When these changes are found, the new virus can be described in many ways, mostly depending on how different the genetic code and the resulting properties of the virus are from the parent virus from which it arose.
Some terms also essentially mean the same thing and can be used interchangeably, depending on what field someone works in. While there are many agreed terms that are commonly used, there are not simple universal definitions.
What are the variants? Are they different to strains?
A variant is where the genetic code has changed due to a mutation, or a number of mutations. A variant, while different genetically, does not necessarily differ in its behavior from the parent virus.
The virus that causes COVID is a single species of coronavirus named SARS-CoV-2. For many other viruses (and other organisms), there are multiple “strains” where there have been very significant changes not only in the genetic code, but also in the biological properties and behavior of the virus. Similarly, all dogs are the same species but there are different breeds, which look and act very differently.
Some researchers would say that so far there has not been a type of SARS-CoV-2 found that differs sufficiently to meet this definition, hence, for now, there is only one strain.
Other researchers, however, have suggested the variants that have displayed different behaviors satisfy the definition of being different strains.
Others again say a new variant that becomes dominant in a population earns the right to be called a strain.
What about variants of ‘interest’ and ‘concern’?
To describe the impact of the genetic changes on the behavior of the virus, there have been a range of different types of variants described.
In collaboration with expert networks, in late 2020, given the emergence of variants that posed an increased risk, the World Health Organization (WHO) characterized “variants of interest” and “variants of concern”.
According to these WHO definitions, a “variant of interest” is a variant with genetic changes that are known or predicted to affect important virus characteristics. These include transmissibility, disease severity, protection from immune responses, reduced ability to find with diagnostic tests, or reduced effect of treatment.
Read more: Why the COVID-19 variants are so dangerous and how to stop them spreading
To become a variant of concern, a new variant must also have been identified to cause significant transmission and be thought to pose an emerging risk to public health.
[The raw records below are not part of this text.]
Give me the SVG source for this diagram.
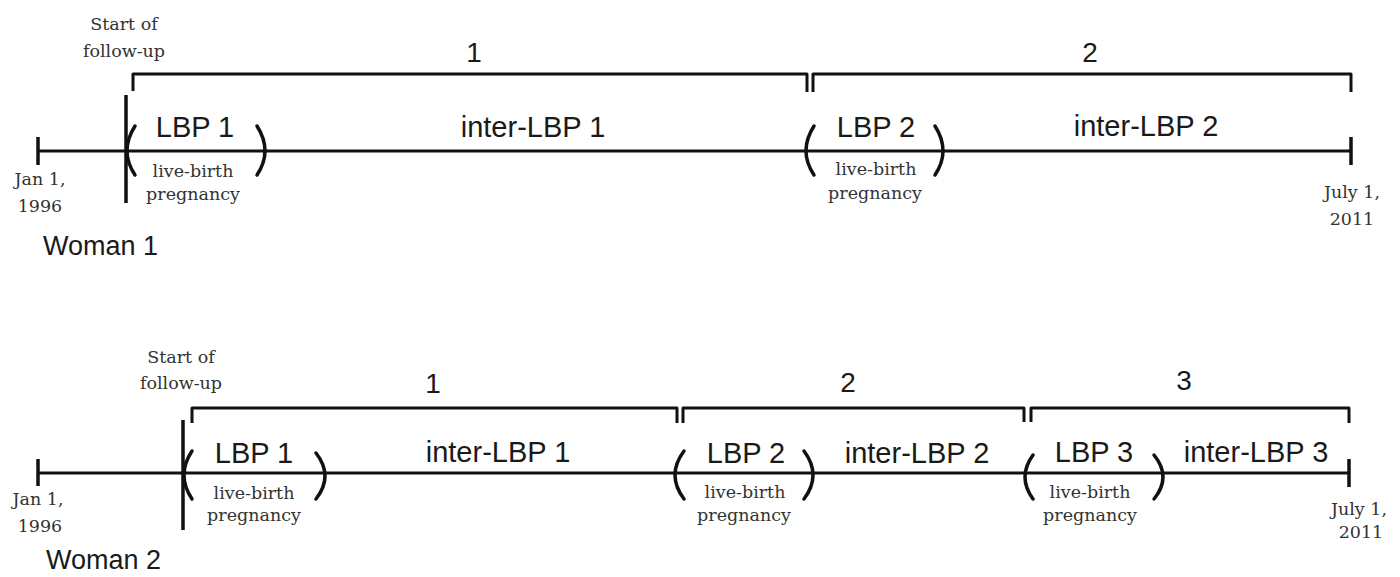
<svg xmlns="http://www.w3.org/2000/svg" width="1400" height="577" viewBox="0 0 1400 577">
  <style>
    .bg { fill: #ffffff; }
    .axis { stroke: #111; stroke-width: 3; fill: none; }
    .tick { stroke: #111; stroke-width: 3.5; fill: none; }
    .brace { stroke: #111; stroke-width: 3; fill: none; stroke-linejoin: round; }
    .paren { stroke: #111; stroke-width: 3.5; fill: none; stroke-linecap: round; }
    .big { font-family: "Liberation Sans", Arial, sans-serif; font-size: 29px; fill: #1a1a1a; text-anchor: middle; }
    .num { font-family: "Liberation Sans", Arial, sans-serif; font-size: 28px; fill: #1a1a1a; text-anchor: middle; }
    .small { font-family: "DejaVu Serif", "Liberation Serif", serif; font-size: 17.5px; fill: #333; text-anchor: middle; }
    .note { font-family: "DejaVu Serif", "Liberation Serif", serif; font-size: 17.5px; fill: #333; text-anchor: middle; }
    .who { font-family: "Liberation Sans", Arial, sans-serif; font-size: 27px; fill: #1a1a1a; }
  </style>
  <rect class="bg" x="0" y="0" width="1400" height="577"/>

  <!-- ===== Woman 1 ===== -->
  <g id="woman1">
    <g id="w1-connectors">
      <line class="axis" x1="37" y1="151" x2="1351" y2="151"/>
      <line class="tick" x1="38" y1="137" x2="38" y2="165"/>
      <line class="tick" x1="126" y1="95" x2="126" y2="203"/>
      <line class="tick" x1="1351" y1="137" x2="1351" y2="165"/>
      <path class="brace" d="M133,91 V74 H807 V92"/>
      <path class="brace" d="M813,92 V74 H1351 V92"/>
      <path class="paren" d="M135,126 Q119,151 135,175"/>
      <path class="paren" d="M257,126 Q273,151 257,175"/>
      <path class="paren" d="M814,126 Q798,151 814,175"/>
      <path class="paren" d="M935,126 Q951,151 935,175"/>
    </g>
    <g id="w1-start">
      <text class="note" x="124" y="30">Start of</text>
      <text class="note" x="124" y="57">follow-up</text>
    </g>
    <g id="w1-period1"><text class="num" x="474" y="62">1</text></g>
    <g id="w1-period2"><text class="num" x="1090" y="62">2</text></g>
    <g id="w1-lbp1">
      <text class="big" x="195" y="137">LBP 1</text>
      <text class="small" x="193" y="177">live-birth</text>
      <text class="small" x="193" y="200">pregnancy</text>
    </g>
    <g id="w1-inter1"><text class="big" x="533" y="137">inter-LBP 1</text></g>
    <g id="w1-lbp2">
      <text class="big" x="876" y="137">LBP 2</text>
      <text class="small" x="876" y="175">live-birth</text>
      <text class="small" x="875" y="199">pregnancy</text>
    </g>
    <g id="w1-inter2"><text class="big" x="1146" y="136">inter-LBP 2</text></g>
    <g id="w1-begin">
      <text class="note" x="40" y="185">Jan 1,</text>
      <text class="note" x="40" y="212">1996</text>
    </g>
    <g id="w1-end">
      <text class="note" x="1352" y="198">July 1,</text>
      <text class="note" x="1352" y="225">2011</text>
    </g>
    <g id="w1-name"><text class="who" x="43" y="255">Woman 1</text></g>
  </g>

  <!-- ===== Woman 2 ===== -->
  <g id="woman2">
    <g id="w2-connectors">
      <line class="axis" x1="37" y1="473" x2="1349" y2="473"/>
      <line class="tick" x1="38" y1="459" x2="38" y2="486"/>
      <line class="tick" x1="183" y1="420" x2="183" y2="530"/>
      <line class="tick" x1="1349" y1="459" x2="1349" y2="487"/>
      <path class="brace" d="M192,423 V408 H677 V423"/>
      <path class="brace" d="M683,423 V408 H1024 V422"/>
      <path class="brace" d="M1031,422 V408 H1349 V423"/>
      <path class="paren" d="M192,451 Q176,475 192,499"/>
      <path class="paren" d="M316,453 Q334,476 316,499"/>
      <path class="paren" d="M684,451 Q666,475 684,499"/>
      <path class="paren" d="M804,451 Q822,475 804,499"/>
      <path class="paren" d="M1033,455 Q1017,477 1033,499"/>
      <path class="paren" d="M1154,455 Q1172,477 1154,499"/>
    </g>
    <g id="w2-start">
      <text class="note" x="181" y="363">Start of</text>
      <text class="note" x="181" y="389">follow-up</text>
    </g>
    <g id="w2-period1"><text class="num" x="433" y="393">1</text></g>
    <g id="w2-period2"><text class="num" x="848" y="392">2</text></g>
    <g id="w2-period3"><text class="num" x="1184" y="390">3</text></g>
    <g id="w2-lbp1">
      <text class="big" x="254" y="463">LBP 1</text>
      <text class="small" x="254" y="499">live-birth</text>
      <text class="small" x="254" y="521">pregnancy</text>
    </g>
    <g id="w2-inter1"><text class="big" x="498" y="462">inter-LBP 1</text></g>
    <g id="w2-lbp2">
      <text class="big" x="746" y="463">LBP 2</text>
      <text class="small" x="745" y="498">live-birth</text>
      <text class="small" x="744" y="521">pregnancy</text>
    </g>
    <g id="w2-inter2"><text class="big" x="917" y="463">inter-LBP 2</text></g>
    <g id="w2-lbp3">
      <text class="big" x="1094" y="462">LBP 3</text>
      <text class="small" x="1090" y="498">live-birth</text>
      <text class="small" x="1090" y="521">pregnancy</text>
    </g>
    <g id="w2-inter3"><text class="big" x="1256" y="462">inter-LBP 3</text></g>
    <g id="w2-begin">
      <text class="note" x="38" y="505">Jan 1,</text>
      <text class="note" x="40" y="532">1996</text>
    </g>
    <g id="w2-end">
      <text class="note" x="1359" y="515">July 1,</text>
      <text class="note" x="1361" y="538">2011</text>
    </g>
    <g id="w2-name"><text class="who" x="46" y="569">Woman 2</text></g>
  </g>
</svg>
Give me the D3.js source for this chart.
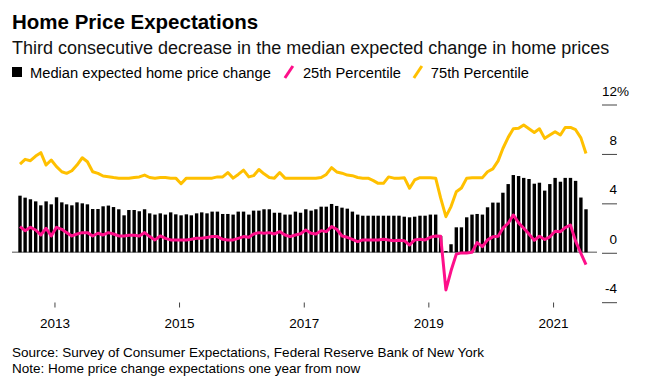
<!DOCTYPE html>
<html>
<head>
<meta charset="utf-8">
<title>Home Price Expectations</title>
<style>
    body { margin: 0; background: #fff; }
    svg { display: block; font-family: "Liberation Sans", Arial, sans-serif; }
    .axis text { font-size: 13.5px; fill: #000; }
    .axis line { stroke: #444; }
</style>
<script src="https://cdn.jsdelivr.net/npm/d3@7"></script>
</head>
<body>
<script>
    const width = 646, height = 383;

    // monthly survey, Jun 2013 .. Jul 2022
    const firstMonth = new Date(2013, 5, 1),
        lastMonth = new Date(2022, 6, 1);
    const months = d3.timeMonth.range(firstMonth, d3.timeMonth.offset(lastMonth, 1));

    const median = [
        4.58, 4.42, 4.29, 4.12, 3.80, 4.12, 3.88, 4.45, 4.04, 3.88,
        3.80, 4.04, 3.96, 3.88, 3.50, 3.50, 3.72, 3.78, 3.66, 3.48,
        2.99, 3.42, 3.42, 3.32, 3.48, 3.15, 3.05, 3.15, 3.05, 3.23,
        3.07, 2.99, 3.07, 2.99, 3.15, 3.23, 3.15, 3.29, 3.29, 3.10,
        3.10, 3.05, 3.29, 3.29, 3.05, 3.37, 3.37, 3.48, 3.48, 3.20,
        3.20, 3.05, 3.05, 3.29, 3.20, 3.48, 3.37, 3.48, 3.69, 3.69,
        3.91, 3.75, 3.61, 3.53, 3.29, 3.05, 2.96, 2.96, 2.96, 2.96,
        2.96, 2.96, 2.96, 2.96, 2.88, 2.83, 2.88, 2.96, 2.96, 3.05,
        3.05, 1.32, 0.10, 0.65, 2.02, 2.02, 2.83, 3.05, 3.10, 3.05,
        3.64, 4.02, 4.02, 4.82, 5.52, 6.25, 6.17, 6.02, 5.93, 5.55,
        5.63, 4.99, 5.52, 6.02, 5.71, 6.02, 6.02, 5.78, 4.43, 3.48
    ];

    const pct25 = [
        2.08, 1.75, 2.02, 1.80, 1.40, 1.94, 1.32, 2.02, 1.86, 1.59,
        1.32, 1.48, 1.59, 1.59, 1.32, 1.54, 1.40, 1.59, 1.48, 1.32,
        1.32, 1.37, 1.37, 1.32, 1.59, 1.27, 1.00, 1.32, 1.13, 1.00,
        1.00, 1.00, 1.00, 1.05, 1.13, 1.13, 1.20, 1.27, 1.27, 1.05,
        1.00, 1.00, 1.13, 1.27, 1.21, 1.48, 1.59, 1.54, 1.59, 1.48,
        1.67, 1.40, 1.27, 1.40, 1.50, 1.80, 1.54, 1.48, 1.75, 1.67,
        2.08, 1.86, 1.32, 1.21, 1.05, 0.86, 1.00, 1.00, 1.00, 1.00,
        1.05, 1.00, 0.94, 0.98, 0.94, 0.59, 1.00, 1.05, 1.00, 1.21,
        1.32, 1.30, -3.05, -1.50, -0.15, -0.05, -0.05, 0.00, 0.78, 0.46,
        1.00, 1.25, 1.30, 1.95, 2.35, 3.02, 2.38, 1.94, 1.47, 0.97,
        1.30, 1.03, 1.25, 1.70, 1.67, 2.00, 2.20, 0.90, -0.08, -1.00
    ];

    const pct75 = [
        7.14, 7.52, 7.41, 7.79, 8.06, 7.06, 7.47, 6.93, 6.52, 6.39,
        6.60, 7.06, 7.65, 7.33, 6.52, 6.39, 6.17, 6.12, 6.05, 6.00,
        6.00, 6.00, 6.05, 6.10, 6.25, 6.05, 6.00, 6.05, 6.05, 6.00,
        6.00, 5.55, 6.00, 6.00, 6.00, 6.00, 6.00, 6.00, 6.10, 6.10,
        6.45, 6.00, 6.30, 6.65, 6.10, 6.20, 6.70, 6.35, 6.05, 6.00,
        6.45, 6.00, 6.00, 6.00, 6.00, 6.00, 6.00, 6.00, 6.05, 6.30,
        6.85, 6.50, 6.40, 6.25, 6.20, 6.05, 6.00, 6.00, 5.80, 5.58,
        5.58, 6.10, 6.00, 6.00, 6.04, 5.18, 5.85, 6.04, 6.04, 6.04,
        6.00, 4.40, 2.88, 3.70, 4.90, 5.20, 6.00, 6.04, 6.04, 6.04,
        6.52, 6.75, 7.40, 8.40, 9.30, 10.00, 10.03, 10.30, 10.00, 9.70,
        10.00, 9.22, 9.49, 9.76, 9.49, 10.10, 10.10, 9.92, 9.26, 8.00
    ];

    const yTicks = [-4, 0, 4, 8, 12];
    const xTickYears = [2013, 2015, 2017, 2019, 2021];

    const pink = "#fe0f8a", yellow = "#ffc000";

    const data = months.map((m, i) => ({date: m, med: median[i], p25: pct25[i], p75: pct75[i]}));

    const x = d3.scaleTime()
        .domain([firstMonth, lastMonth])
        .range([20, 586]);

    const y = d3.scaleLinear()
        .domain([-4, 12])
        .range([301.7, 104]);

    const svg = d3.select("body").append("svg")
        .attr("width", width)
        .attr("height", height);

    svg.append("rect").attr("width", width).attr("height", height).attr("fill", "#fff");

    // titles
    svg.append("text")
        .attr("x", 12).attr("y", 29)
        .attr("font-size", "20.5px")
        .attr("font-weight", "bold")
        .text("Home Price Expectations");

    svg.append("text")
        .attr("x", 12).attr("y", 54)
        .attr("font-size", "18px")
        .attr("fill", "#111")
        .text("Third consecutive decrease in the median expected change in home prices");

    // legend
    const legend = svg.append("g").attr("font-size", "14.7px");
    legend.append("rect")
        .attr("x", 12).attr("y", 67).attr("width", 10).attr("height", 10)
        .attr("fill", "#000");
    const t1 = legend.append("text").attr("x", 30).attr("y", 77.5)
        .text("Median expected home price change");
    let lx = 30 + t1.node().getComputedTextLength() + 14;
    legend.append("line")
        .attr("x1", lx).attr("y1", 78).attr("x2", lx + 8).attr("y2", 66)
        .attr("stroke", pink).attr("stroke-width", 3);
    const t2 = legend.append("text").attr("x", lx + 18).attr("y", 77.5)
        .text("25th Percentile");
    lx = lx + 18 + t2.node().getComputedTextLength() + 13;
    legend.append("line")
        .attr("x1", lx).attr("y1", 78).attr("x2", lx + 8).attr("y2", 66)
        .attr("stroke", yellow).attr("stroke-width", 3);
    legend.append("text").attr("x", lx + 17).attr("y", 77.5)
        .text("75th Percentile");

    // zero line
    svg.append("line")
        .attr("x1", 12).attr("x2", 597)
        .attr("y1", y(0)).attr("y2", y(0))
        .attr("stroke", "#8c8c8c")
        .attr("stroke-width", 1.5);

    // median bars
    svg.append("g")
        .selectAll("rect")
        .data(data)
        .enter().append("rect")
        .attr("x", d => x(d.date) - 1.7)
        .attr("width", 3.4)
        .attr("y", d => y(Math.max(0, d.med)))
        .attr("height", d => Math.abs(y(d.med) - y(0)))
        .attr("fill", "#000");

    const line = key => d3.line()
        .x(d => x(d.date))
        .y(d => y(d[key]));

    svg.append("path")
        .datum(data)
        .attr("d", line("p75"))
        .attr("fill", "none")
        .attr("stroke", yellow)
        .attr("stroke-width", 3)
        .attr("stroke-linejoin", "round");

    svg.append("path")
        .datum(data)
        .attr("d", line("p25"))
        .attr("fill", "none")
        .attr("stroke", pink)
        .attr("stroke-width", 3)
        .attr("stroke-linejoin", "round");

    // y axis, right side, labels sit above the ticks
    const yAxis = svg.append("g")
        .attr("class", "axis")
        .attr("transform", "translate(602,0)")
        .call(d3.axisRight(y).tickValues(yTicks).tickSize(15).tickFormat(d => String(d)));
    yAxis.select(".domain").remove();
    yAxis.selectAll("line").attr("y1", 0.5).attr("y2", 0.5);
    yAxis.selectAll("text")
        .attr("x", 15)
        .attr("dy", null)
        .attr("y", -9)
        .attr("text-anchor", "end");
    yAxis.selectAll(".tick")
        .filter(d => d === 12)
        .append("text")
        .attr("x", 15).attr("y", -9)
        .text("%");

    // x axis
    const xAxis = svg.append("g")
        .attr("class", "axis")
        .attr("transform", "translate(0,302.5)")
        .call(d3.axisBottom(x)
            .tickValues(xTickYears.map(yr => new Date(yr, 11, 20)))
            .tickSize(5)
            .tickFormat(d3.timeFormat("%Y")));
    xAxis.select(".domain").remove();
    xAxis.selectAll("text").attr("y", 15.5);

    // footnotes
    svg.append("text")
        .attr("x", 12).attr("y", 357)
        .attr("font-size", "13.5px")
        .text("Source: Survey of Consumer Expectations, Federal Reserve Bank of New York");
    svg.append("text")
        .attr("x", 12).attr("y", 373)
        .attr("font-size", "13.5px")
        .text("Note: Home price change expectations one year from now");
</script>
</body>
</html>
Basically, once the potential concerning property that made it a variant of interest has been found to be the case, a variant of interest will then become known as a “variant of concern”.
What are subvariants?
Omicron has been shown to be more infectious than its predecessors, hence has spread swiftly worldwide. Given the resulting abundant opportunities to reproduce, Omicron has had the opportunity to acquire specific mutations of its own.
These have not been deemed significant enough to satisfy the definitions to call them new variants. However, they have had some slightly different properties.
For this reason they have been referred to as “subvariants”. Initially we saw BA.2 arise, which was found to be slightly more infectious than the original Omicron, BA.1
Read more: BA.2 is like Omicron’s sister. Here’s what we know about it so far
What are recombinants?
There are now a large number of Omicron subvariants, including BA.4, BA.5 and BA.2.12.1. BA.4 was detected in January and is essentially a mixture of BA.1 and BA.3 with some new mutations, making it slightly more infectious than the preceding subvariants.
When viruses reproduce inside host cells, they can randomly collect pieces from multiple strains or variants when they reproduce, if the host cell happens to contain both strains or variants.
Given this is basically forming a combination of both virus this process is called recombination. When this happens, the resulting “recombinant” can have properties of either or both viruses.